Bear Valley is southwest of the Lake Tahoe basin in the central Sierra and caters to families and locals.
Stats and Rating
|Annual Snowfall||359 Claimed / 359 Actual: Rank 27|
|Number of visits||3|
The last time we skied Bear Valley was in 2002 when our kids were young and still learning to ski. I also had a couple of visits in the mid-90’s. Unfortunately I don’t have any pictures from any of those visits.
On paper Bear Valley looks pretty good with 1900 vertical, 9 lifts, and 1680 acres, but it skis much smaller than that. The problem is that we have never been there when the lower part of the mountain below 7,500 feet was open. This is quite common since the elevation is fairly low, topping out at less than 8,500′. That means that the effective vertical drop is commonly only 1,000 ft. The resort has only 100 acres of snowmaking and mostly old lifts and lodges. It would be a fine family area, but when we were there many of the lifts were center-bar doubles, which we found to be very difficult to load kids on safely.
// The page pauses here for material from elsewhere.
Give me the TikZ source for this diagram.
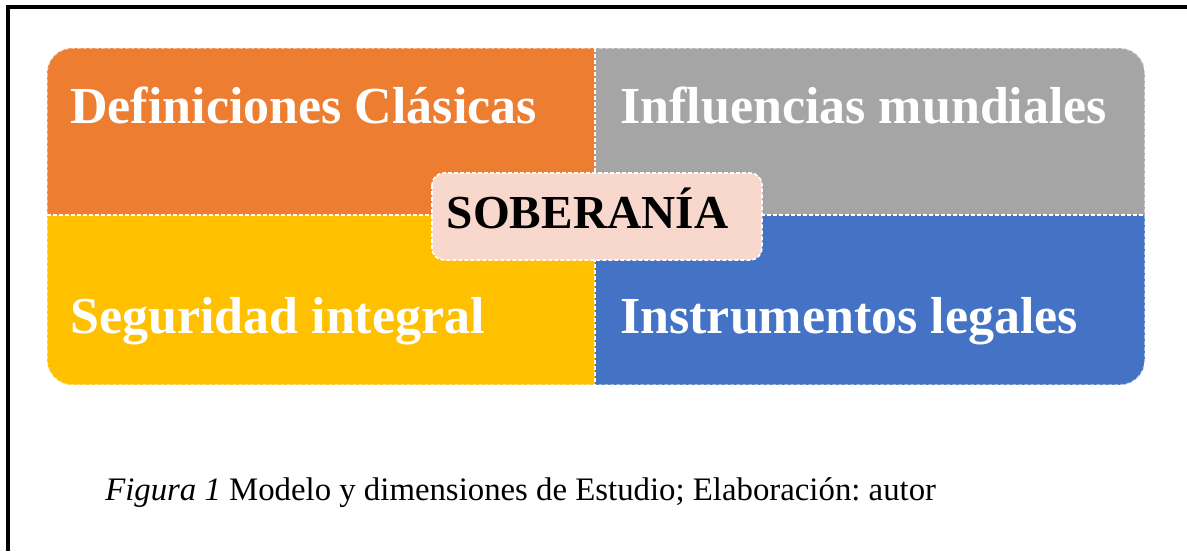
\documentclass[tikz,border=0pt]{standalone}
\usepackage{fontspec}
\setmainfont{Liberation Serif}
\frenchspacing
\definecolor{defcol}{HTML}{ED7D31}
\definecolor{infcol}{HTML}{A5A5A5}
\definecolor{segcol}{HTML}{FFC000}
\definecolor{inscol}{HTML}{4472C4}
\definecolor{socol}{HTML}{F8D7CD}
\tikzset{>=stealth,
  edge/.style={draw=white, dash pattern=on 3pt off 1.5pt, line width=1.2pt},
  dimlabel/.style={anchor=base west, inner sep=0pt, text=white,
    font=\fontsize{39}{44}\selectfont\bfseries}}

\begin{document}
\begin{tikzpicture}[x=0.75pt, y=-0.75pt]
    \useasboundingbox (0,0) rectangle (1187,551);
    \draw[line width=2.6pt] (8,551) -- (8,7) -- (1187,7);
    % four quadrants
    \begin{scope}
        \clip[rounded corners=19pt] (47,48) rectangle (1145,385);
        \fill[defcol] (47,48) rectangle (595,215);
        \fill[infcol] (595,48) rectangle (1145,215);
        \fill[segcol] (47,215) rectangle (595,385);
        \fill[inscol] (595,215) rectangle (1145,385);
    \end{scope}
    \draw[edge, draw opacity=0.5, rounded corners=19pt] (47,48) rectangle (1145,385);
    \draw[edge] (595,48) -- (595,385);
    \draw[edge] (47,215) -- (1145,215);
    \node[dimlabel] (def) at (70,123) {Definiciones Clásicas};
    \node[dimlabel] (inf) at (620,123) {Influencias mundiales};
    \node[dimlabel] (seg) at (70,333) {Seguridad integral};
    \node[dimlabel] (ins) at (620,333) {Instrumentos legales};
    % centre
    \draw[edge, fill=socol, rounded corners=9pt] (432,173) rectangle (762,260);
    \node[anchor=base, inner sep=0pt, font=\fontsize{35.5}{40}\selectfont\bfseries]
        (sob) at (587.5,228) {SOBERANÍA};
    \node[anchor=base west, inner sep=0pt, font=\fontsize{24.6}{29}\selectfont]
        (cap) at (105,500) {\textit{Figura 1} Modelo y dimensiones de Estudio; Elaboración: autor};
\end{tikzpicture}
\end{document}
- Uncrowded and less expensive, the resort is a good choice for central-sierra skiers looking to get away from the bustle and expense of Tahoe.
- They do a good job with grooming and it’s a friendly atmosphere.
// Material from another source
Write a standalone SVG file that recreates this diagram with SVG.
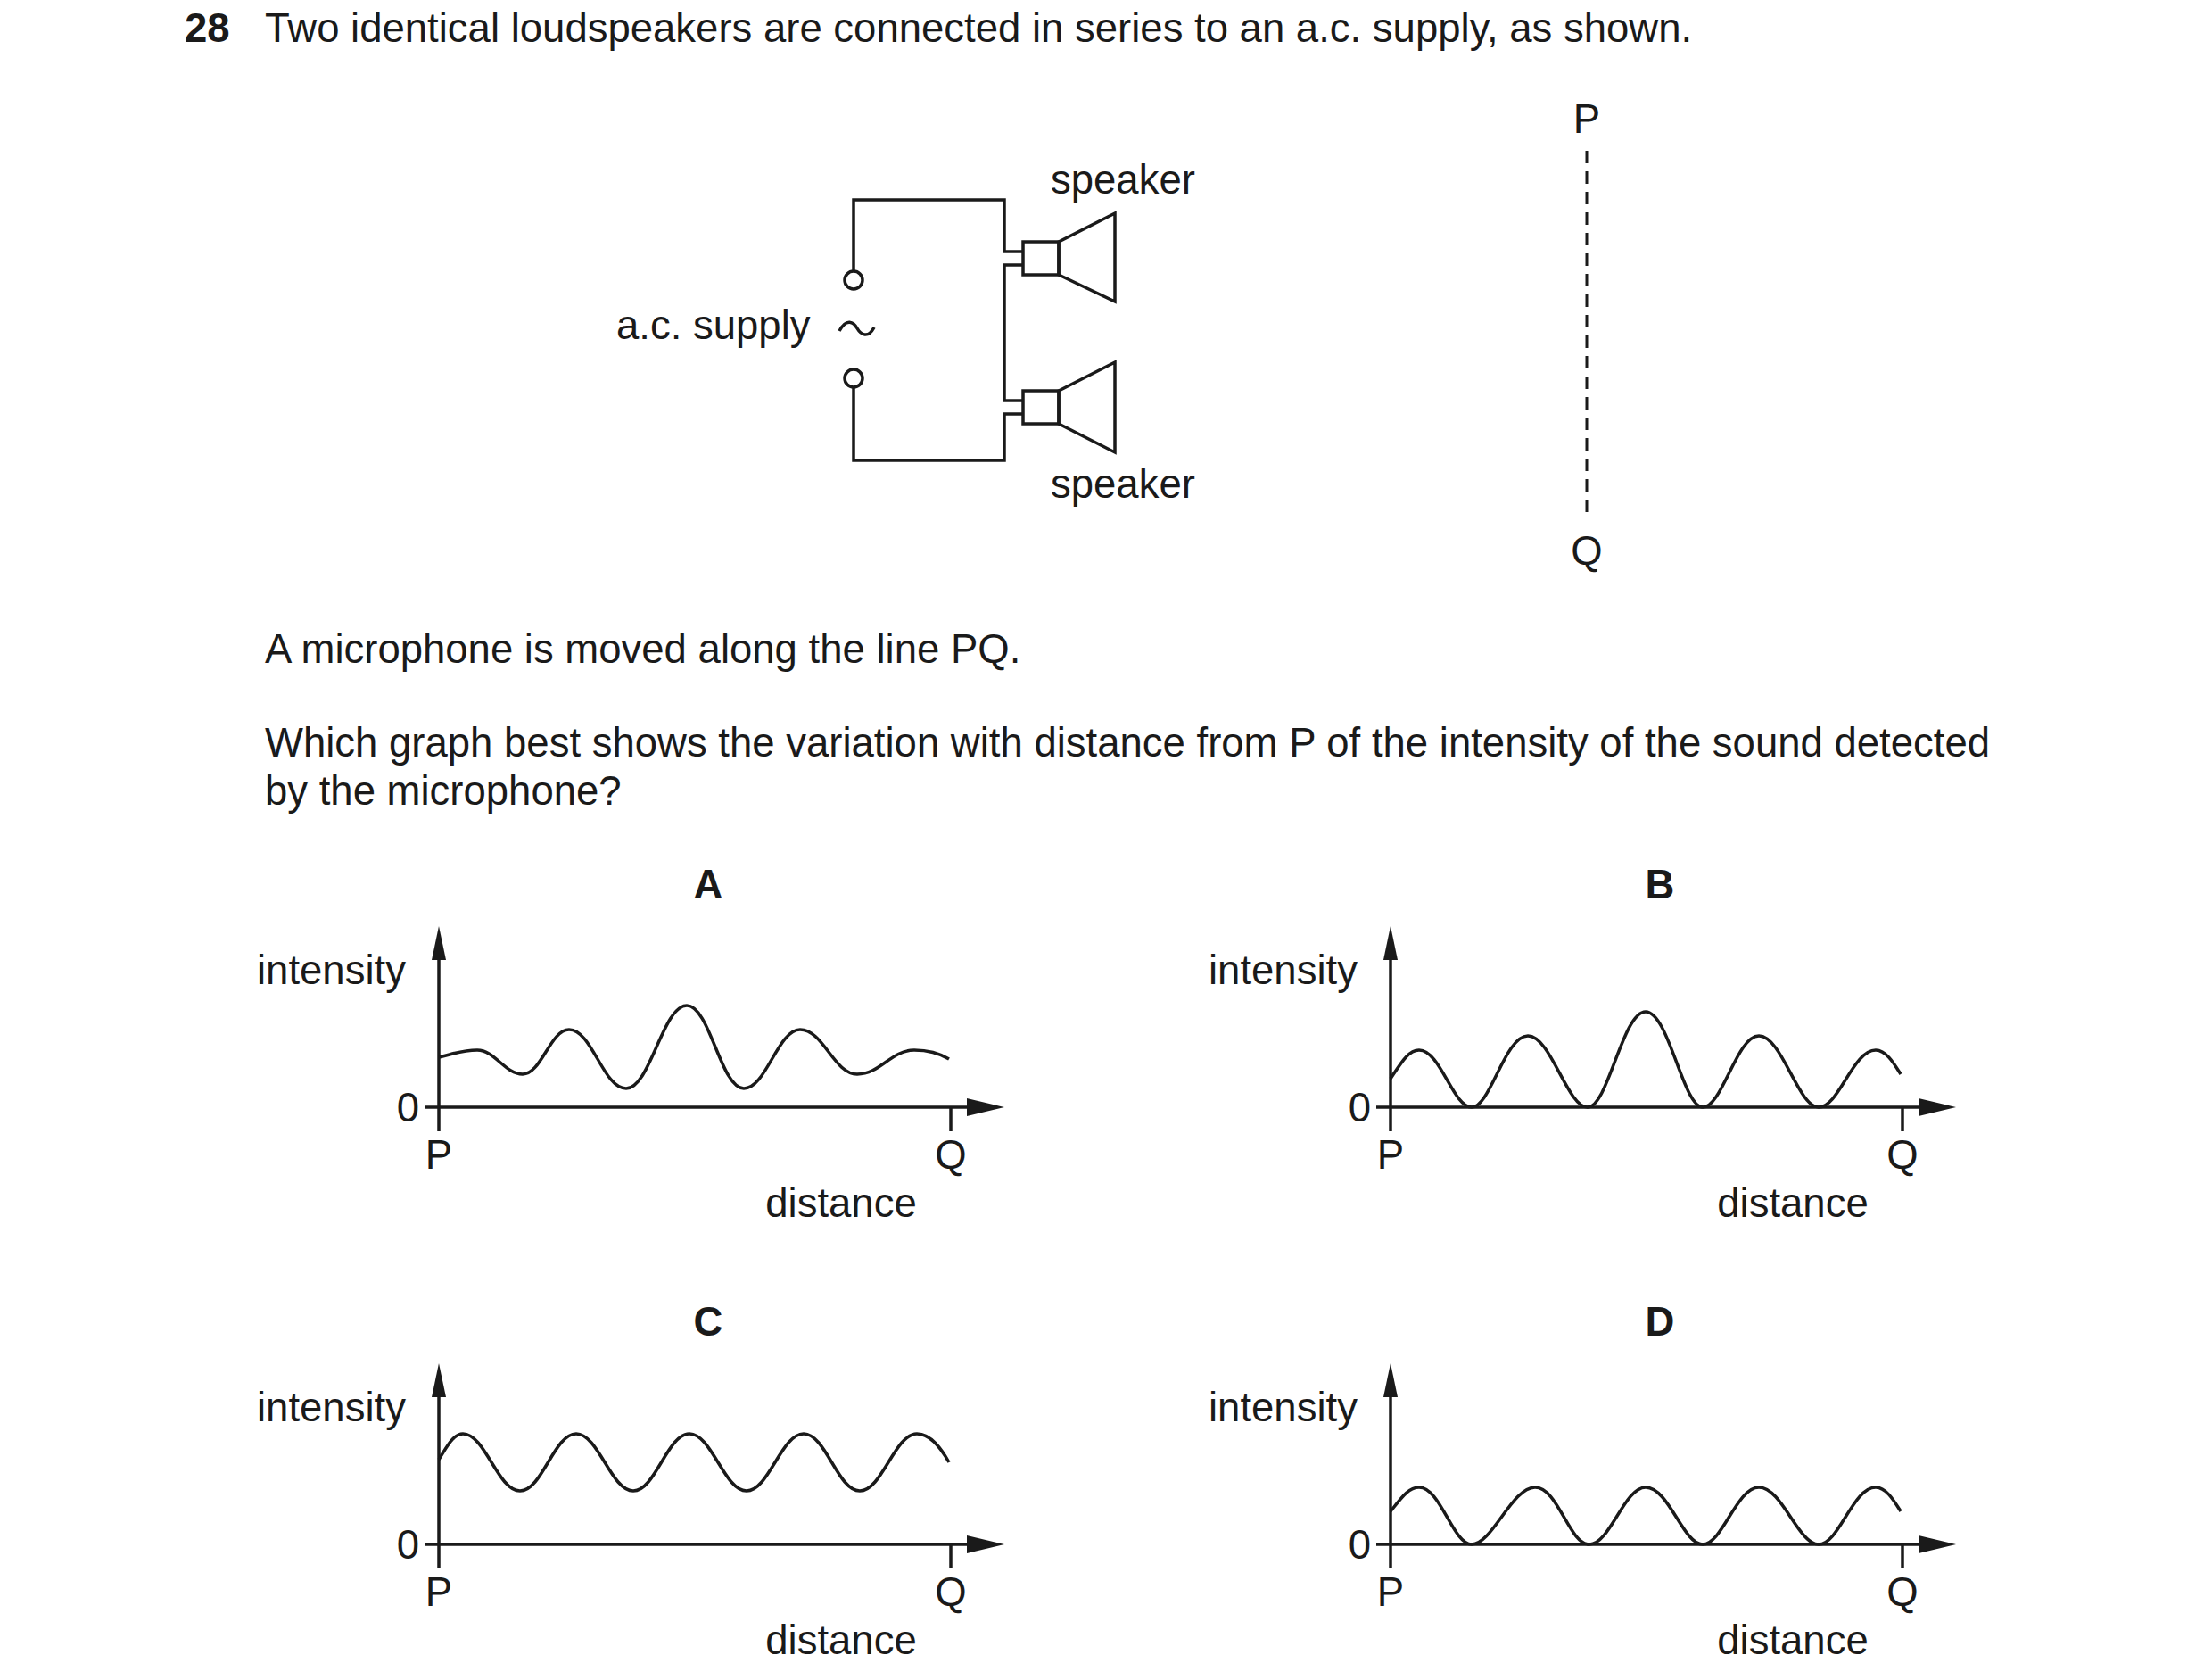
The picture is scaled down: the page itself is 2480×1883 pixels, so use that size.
<svg xmlns="http://www.w3.org/2000/svg" width="2480" height="1883" viewBox="0 0 2480 1883">
<defs>
<style>
text{font-family:"Liberation Sans",Arial,sans-serif;font-size:45.5px;fill:#1a1a1a}
.b{font-weight:bold}
.m{text-anchor:middle}
.e{text-anchor:end}
.w{fill:none;stroke:#1a1a1a;stroke-width:3.5}
.c{fill:none;stroke:#1a1a1a;stroke-width:3.5}
</style>
<g id="axes">
<line class="w" x1="0" y1="27" x2="0" y2="-170"/>
<polygon points="0,-203 -8,-165 8,-165" fill="#1a1a1a"/>
<line class="w" x1="-16" y1="0" x2="600" y2="0" stroke-width="4.5"/>
<polygon points="634,0 592,-10 592,10" fill="#1a1a1a"/>
<line class="w" x1="574" y1="0" x2="574" y2="27"/>
<text x="-204" y="-138">intensity</text>
<text x="-22" y="16" class="e">0</text>
<text x="0" y="69" class="m">P</text>
<text x="574" y="69" class="m">Q</text>
<text x="451" y="123" class="m">distance</text>
</g>
</defs>
<rect width="2480" height="1883" fill="#fff"/>
<g transform="translate(-6,1)">
<text x="213" y="46" class="b">28</text>
<text x="303" y="46">Two identical loudspeakers are connected in series to an a.c. supply, as shown.</text>
<g id="circuit">
<path class="w" d="M963,303 V223 H1132 V281 H1153 M1153,296 H1132 V448 H1153 M1153,463 H1132 V515 H963 V433"/>
<circle class="w" cx="963" cy="313" r="10" fill="#fff"/>
<circle class="w" cx="963" cy="423" r="10" fill="#fff"/>
<path class="w" d="M947,370 C955,355 963,360 967,367 C971,374 979,379 986,366" stroke-width="2.5"/>
<rect class="w" x="1153" y="270" width="40" height="37" fill="#fff"/>
<polygon class="w" points="1193,270 1256,238 1256,337 1193,307"/>
<rect class="w" x="1153" y="437" width="40" height="37" fill="#fff"/>
<polygon class="w" points="1193,437 1256,405 1256,506 1193,474"/>
<text x="1184" y="216">speaker</text>
<text x="1184" y="557">speaker</text>
<text x="697" y="379">a.c. supply</text>
</g>
<g id="line-PQ">
<text x="1785" y="148" class="m">P</text>
<line x1="1785" y1="168" x2="1785" y2="582" stroke="#1a1a1a" stroke-width="3" stroke-dasharray="14,9"/>
<text x="1785" y="632" class="m">Q</text>
</g>
<text x="303" y="742">A microphone is moved along the line PQ.</text>
<text x="303" y="847">Which graph best shows the variation with distance from P of the intensity of the sound detected</text>
<text x="303" y="901">by the microphone?</text>
<g id="graphA" transform="translate(498,1240)">
<use href="#axes"/>
<text x="302" y="-234" class="m b">A</text>
<path class="c" d="M0,-56 C17,-60 26,-64 43,-64 C63,-64 74,-37 94,-37 C115,-37 125,-87 146,-87 C172,-87 184,-21 210,-21 C237,-21 251,-114 278,-114 C304,-114 316,-21 342,-21 C367,-21 380,-87 405,-87 C431,-87 443,-37 469,-37 C495,-37 507,-64 533,-64 C549,-64 562,-60 572,-54"/>
</g>
<g id="graphB" transform="translate(1565,1240)">
<use href="#axes"/>
<text x="302" y="-234" class="m b">B</text>
<path class="c" d="M0,-32 C12,-50 20,-64 32,-64 C56,-64 70,0 91,0 C112,0 128,-80 154,-80 C180,-80 198,0 221,0 C244,0 260,-107 286,-107 C312,-107 328,0 350,0 C372,0 388,-80 413,-80 C439,-80 457,0 480,0 C503,0 518,-64 544,-64 C556,-64 565,-48 572,-37"/>
</g>
<g id="graphC" transform="translate(498,1730)">
<use href="#axes"/>
<text x="302" y="-234" class="m b">C</text>
<path class="c" d="M0,-95 C10,-112 17,-124 27,-124 C52,-124 66,-60 91,-60 C116,-60 129,-124 154,-124 C179,-124 193,-60 218,-60 C243,-60 256,-124 281,-124 C306,-124 320,-60 345,-60 C370,-60 384,-124 409,-124 C434,-124 447,-60 472,-60 C497,-60 511,-124 536,-124 C552,-124 564,-106 572,-92"/>
</g>
<g id="graphD" transform="translate(1565,1730)">
<use href="#axes"/>
<text x="302" y="-234" class="m b">D</text>
<path class="c" d="M0,-37 C12,-52 20,-64 32,-64 C56,-64 70,0 91,0 C114,0 136,-64 162,-64 C188,-64 200,0 223,0 C246,0 262,-64 286,-64 C312,-64 328,0 350,0 C372,0 388,-64 413,-64 C439,-64 457,0 480,0 C503,0 518,-64 544,-64 C556,-64 565,-48 572,-37"/>
</g>
</g>
</svg>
- There are lots of shorter black runs available all over the mountain.
- They run a good race program for kids, and that seems to be one of the major activities going on at the resort these days.
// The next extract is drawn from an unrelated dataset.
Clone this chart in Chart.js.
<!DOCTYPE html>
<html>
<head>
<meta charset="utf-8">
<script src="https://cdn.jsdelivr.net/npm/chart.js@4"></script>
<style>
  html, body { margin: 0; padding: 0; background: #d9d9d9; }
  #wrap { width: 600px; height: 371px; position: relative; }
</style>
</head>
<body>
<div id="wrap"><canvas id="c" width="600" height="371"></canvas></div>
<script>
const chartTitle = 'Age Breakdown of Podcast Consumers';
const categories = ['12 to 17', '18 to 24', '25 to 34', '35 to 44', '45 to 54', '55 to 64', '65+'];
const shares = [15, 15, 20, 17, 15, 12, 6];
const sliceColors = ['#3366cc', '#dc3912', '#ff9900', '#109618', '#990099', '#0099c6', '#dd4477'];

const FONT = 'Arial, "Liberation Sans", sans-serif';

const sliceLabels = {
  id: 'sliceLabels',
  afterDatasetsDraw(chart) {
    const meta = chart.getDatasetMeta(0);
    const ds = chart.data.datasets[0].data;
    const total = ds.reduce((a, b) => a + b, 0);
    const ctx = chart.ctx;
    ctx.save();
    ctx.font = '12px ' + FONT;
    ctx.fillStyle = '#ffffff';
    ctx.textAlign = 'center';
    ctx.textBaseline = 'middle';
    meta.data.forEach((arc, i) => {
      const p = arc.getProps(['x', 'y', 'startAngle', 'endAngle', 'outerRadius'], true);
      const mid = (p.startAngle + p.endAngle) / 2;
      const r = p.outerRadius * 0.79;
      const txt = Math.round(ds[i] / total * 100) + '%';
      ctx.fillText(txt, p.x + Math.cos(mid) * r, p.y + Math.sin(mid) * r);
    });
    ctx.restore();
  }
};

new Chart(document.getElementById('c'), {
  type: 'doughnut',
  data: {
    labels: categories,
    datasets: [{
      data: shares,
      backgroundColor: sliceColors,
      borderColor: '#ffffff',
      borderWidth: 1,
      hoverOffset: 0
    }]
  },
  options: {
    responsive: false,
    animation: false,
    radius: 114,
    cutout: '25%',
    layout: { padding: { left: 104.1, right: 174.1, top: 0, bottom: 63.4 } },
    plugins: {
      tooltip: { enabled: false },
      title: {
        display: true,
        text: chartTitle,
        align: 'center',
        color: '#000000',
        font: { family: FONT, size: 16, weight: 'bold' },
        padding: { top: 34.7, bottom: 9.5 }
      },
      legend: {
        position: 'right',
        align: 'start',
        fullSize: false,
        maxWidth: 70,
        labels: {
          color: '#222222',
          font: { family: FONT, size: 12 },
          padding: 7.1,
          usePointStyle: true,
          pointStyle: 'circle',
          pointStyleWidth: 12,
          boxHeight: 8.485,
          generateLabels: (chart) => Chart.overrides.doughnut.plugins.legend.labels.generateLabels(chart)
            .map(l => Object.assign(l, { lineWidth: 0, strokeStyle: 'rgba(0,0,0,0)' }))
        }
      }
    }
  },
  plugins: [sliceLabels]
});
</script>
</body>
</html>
- They recently added the “Polar Express” lift on the West Side area, which has the best long groomers.
- The low elevation means the bottom of the resort does not get or hold snow very long.
- The terrain is “upside-down”, with the most difficult terrain on the Kodiak and Grizzly chairs at the bottom. Obviously steep terrain at a low elevation is not a good combination.
- Lack of capital investment has made it uncompetitive.
- Although it does have a high-speed quad on the West Side, it serves only 1,000 feet of vertical, so it’s a quick ride and run down.
Would we go back?
I don’t think we will ever go back due to the other better choices in Tahoe. In 2014, the area was looking for an investor to implement the master plan they have approval to start, which will link the village with the resort for the first time, but that still hasn’t happened as of 2016. There has also been discussion of making the resort a co-op owned by skiers, which would keep it open but would probably mean a continued lack of investment.